[start Data shown]
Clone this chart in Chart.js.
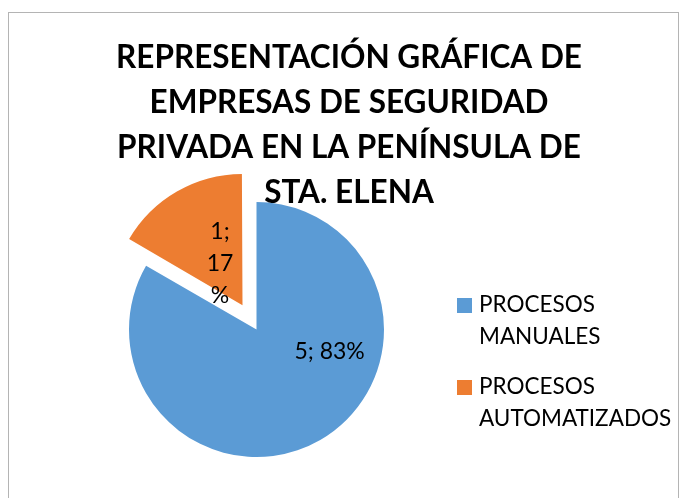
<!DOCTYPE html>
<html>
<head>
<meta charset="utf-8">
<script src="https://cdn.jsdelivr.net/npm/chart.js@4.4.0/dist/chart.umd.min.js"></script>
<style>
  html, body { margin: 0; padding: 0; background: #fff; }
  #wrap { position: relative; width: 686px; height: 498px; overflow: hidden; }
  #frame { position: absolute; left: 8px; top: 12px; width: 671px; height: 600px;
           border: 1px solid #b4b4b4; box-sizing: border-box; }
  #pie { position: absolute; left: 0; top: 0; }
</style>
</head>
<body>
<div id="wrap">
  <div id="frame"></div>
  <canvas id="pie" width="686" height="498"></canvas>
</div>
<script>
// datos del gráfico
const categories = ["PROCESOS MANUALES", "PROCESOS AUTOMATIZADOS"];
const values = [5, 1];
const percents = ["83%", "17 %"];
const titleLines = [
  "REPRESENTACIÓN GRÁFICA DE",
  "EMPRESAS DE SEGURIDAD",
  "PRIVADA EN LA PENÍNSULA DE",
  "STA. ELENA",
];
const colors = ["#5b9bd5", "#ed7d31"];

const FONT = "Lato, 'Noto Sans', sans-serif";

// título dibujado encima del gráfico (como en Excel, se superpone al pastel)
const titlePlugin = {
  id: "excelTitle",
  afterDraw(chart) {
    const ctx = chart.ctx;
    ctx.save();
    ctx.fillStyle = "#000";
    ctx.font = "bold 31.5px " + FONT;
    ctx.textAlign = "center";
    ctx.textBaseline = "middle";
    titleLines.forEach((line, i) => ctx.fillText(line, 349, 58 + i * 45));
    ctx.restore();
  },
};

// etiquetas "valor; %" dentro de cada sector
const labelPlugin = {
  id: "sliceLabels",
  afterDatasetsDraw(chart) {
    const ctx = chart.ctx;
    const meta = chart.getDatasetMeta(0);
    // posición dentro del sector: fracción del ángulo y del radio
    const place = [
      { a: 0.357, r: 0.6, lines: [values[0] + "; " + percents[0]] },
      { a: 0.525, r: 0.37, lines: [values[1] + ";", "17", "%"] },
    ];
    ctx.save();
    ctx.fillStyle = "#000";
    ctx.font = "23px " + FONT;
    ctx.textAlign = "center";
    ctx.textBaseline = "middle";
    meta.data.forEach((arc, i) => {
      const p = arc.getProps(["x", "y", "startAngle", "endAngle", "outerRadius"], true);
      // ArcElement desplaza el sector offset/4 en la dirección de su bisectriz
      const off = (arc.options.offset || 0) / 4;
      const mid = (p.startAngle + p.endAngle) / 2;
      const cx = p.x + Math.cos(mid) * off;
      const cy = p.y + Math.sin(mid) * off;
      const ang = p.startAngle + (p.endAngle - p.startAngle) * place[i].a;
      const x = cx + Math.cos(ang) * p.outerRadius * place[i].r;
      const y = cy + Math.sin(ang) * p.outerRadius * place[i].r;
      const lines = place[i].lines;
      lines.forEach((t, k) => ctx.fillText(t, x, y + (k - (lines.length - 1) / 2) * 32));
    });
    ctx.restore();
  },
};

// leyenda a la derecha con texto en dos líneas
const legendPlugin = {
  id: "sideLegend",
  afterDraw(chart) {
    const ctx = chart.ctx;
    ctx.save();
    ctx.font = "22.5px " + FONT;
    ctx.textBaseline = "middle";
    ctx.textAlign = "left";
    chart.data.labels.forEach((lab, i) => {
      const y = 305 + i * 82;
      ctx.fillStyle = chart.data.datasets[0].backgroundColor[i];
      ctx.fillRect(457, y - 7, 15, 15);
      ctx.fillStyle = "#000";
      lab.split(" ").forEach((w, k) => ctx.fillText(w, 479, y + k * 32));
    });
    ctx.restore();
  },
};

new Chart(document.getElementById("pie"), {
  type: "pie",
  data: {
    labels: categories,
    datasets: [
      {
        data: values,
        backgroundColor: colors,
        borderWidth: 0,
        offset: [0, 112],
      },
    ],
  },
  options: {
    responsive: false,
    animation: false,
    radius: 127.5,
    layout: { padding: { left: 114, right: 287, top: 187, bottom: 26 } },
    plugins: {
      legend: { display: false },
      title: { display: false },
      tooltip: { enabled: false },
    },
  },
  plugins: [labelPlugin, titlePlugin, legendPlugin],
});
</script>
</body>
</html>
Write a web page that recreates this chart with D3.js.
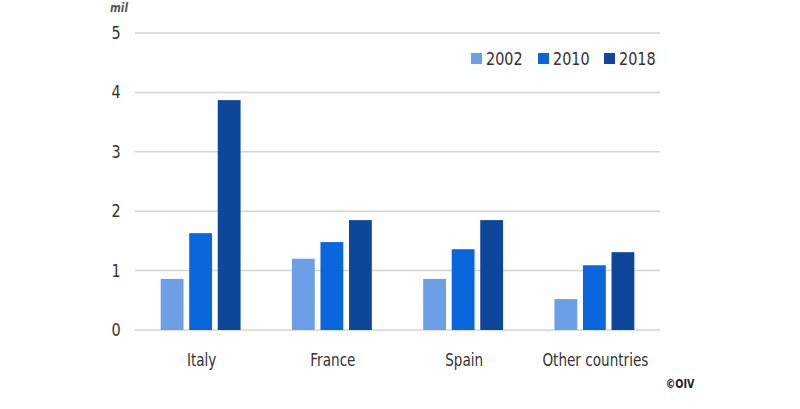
[end Data shown]
» What to work on
Take the records above and transcribe them exactly, dropping every picture.

» Result for this exercise
Clone this chart in Chart.js.
<!DOCTYPE html>
<html>
<head>
<meta charset="utf-8">
<script src="https://cdn.jsdelivr.net/npm/chart.js@4.4.0/dist/chart.umd.min.js"></script>
<style>
  html, body { margin: 0; padding: 0; background: #fff; }
  #wrap { position: relative; width: 686px; height: 498px; overflow: hidden; }
  #frame { position: absolute; left: 8px; top: 12px; width: 671px; height: 600px;
           border: 1px solid #b4b4b4; box-sizing: border-box; }
  #pie { position: absolute; left: 0; top: 0; }
</style>
</head>
<body>
<div id="wrap">
  <div id="frame"></div>
  <canvas id="pie" width="686" height="498"></canvas>
</div>
<script>
// datos del gráfico
const categories = ["PROCESOS MANUALES", "PROCESOS AUTOMATIZADOS"];
const values = [5, 1];
const percents = ["83%", "17 %"];
const titleLines = [
  "REPRESENTACIÓN GRÁFICA DE",
  "EMPRESAS DE SEGURIDAD",
  "PRIVADA EN LA PENÍNSULA DE",
  "STA. ELENA",
];
const colors = ["#5b9bd5", "#ed7d31"];

const FONT = "Lato, 'Noto Sans', sans-serif";

// título dibujado encima del gráfico (como en Excel, se superpone al pastel)
const titlePlugin = {
  id: "excelTitle",
  afterDraw(chart) {
    const ctx = chart.ctx;
    ctx.save();
    ctx.fillStyle = "#000";
    ctx.font = "bold 31.5px " + FONT;
    ctx.textAlign = "center";
    ctx.textBaseline = "middle";
    titleLines.forEach((line, i) => ctx.fillText(line, 349, 58 + i * 45));
    ctx.restore();
  },
};

// etiquetas "valor; %" dentro de cada sector
const labelPlugin = {
  id: "sliceLabels",
  afterDatasetsDraw(chart) {
    const ctx = chart.ctx;
    const meta = chart.getDatasetMeta(0);
    // posición dentro del sector: fracción del ángulo y del radio
    const place = [
      { a: 0.357, r: 0.6, lines: [values[0] + "; " + percents[0]] },
      { a: 0.525, r: 0.37, lines: [values[1] + ";", "17", "%"] },
    ];
    ctx.save();
    ctx.fillStyle = "#000";
    ctx.font = "23px " + FONT;
    ctx.textAlign = "center";
    ctx.textBaseline = "middle";
    meta.data.forEach((arc, i) => {
      const p = arc.getProps(["x", "y", "startAngle", "endAngle", "outerRadius"], true);
      // ArcElement desplaza el sector offset/4 en la dirección de su bisectriz
      const off = (arc.options.offset || 0) / 4;
      const mid = (p.startAngle + p.endAngle) / 2;
      const cx = p.x + Math.cos(mid) * off;
      const cy = p.y + Math.sin(mid) * off;
      const ang = p.startAngle + (p.endAngle - p.startAngle) * place[i].a;
      const x = cx + Math.cos(ang) * p.outerRadius * place[i].r;
      const y = cy + Math.sin(ang) * p.outerRadius * place[i].r;
      const lines = place[i].lines;
      lines.forEach((t, k) => ctx.fillText(t, x, y + (k - (lines.length - 1) / 2) * 32));
    });
    ctx.restore();
  },
};

// leyenda a la derecha con texto en dos líneas
const legendPlugin = {
  id: "sideLegend",
  afterDraw(chart) {
    const ctx = chart.ctx;
    ctx.save();
    ctx.font = "22.5px " + FONT;
    ctx.textBaseline = "middle";
    ctx.textAlign = "left";
    chart.data.labels.forEach((lab, i) => {
      const y = 305 + i * 82;
      ctx.fillStyle = chart.data.datasets[0].backgroundColor[i];
      ctx.fillRect(457, y - 7, 15, 15);
      ctx.fillStyle = "#000";
      lab.split(" ").forEach((w, k) => ctx.fillText(w, 479, y + k * 32));
    });
    ctx.restore();
  },
};

new Chart(document.getElementById("pie"), {
  type: "pie",
  data: {
    labels: categories,
    datasets: [
      {
        data: values,
        backgroundColor: colors,
        borderWidth: 0,
        offset: [0, 112],
      },
    ],
  },
  options: {
    responsive: false,
    animation: false,
    radius: 127.5,
    layout: { padding: { left: 114, right: 287, top: 187, bottom: 26 } },
    plugins: {
      legend: { display: false },
      title: { display: false },
      tooltip: { enabled: false },
    },
  },
  plugins: [labelPlugin, titlePlugin, legendPlugin],
});
</script>
</body>
</html>
Write a web page that recreates this chart with D3.js.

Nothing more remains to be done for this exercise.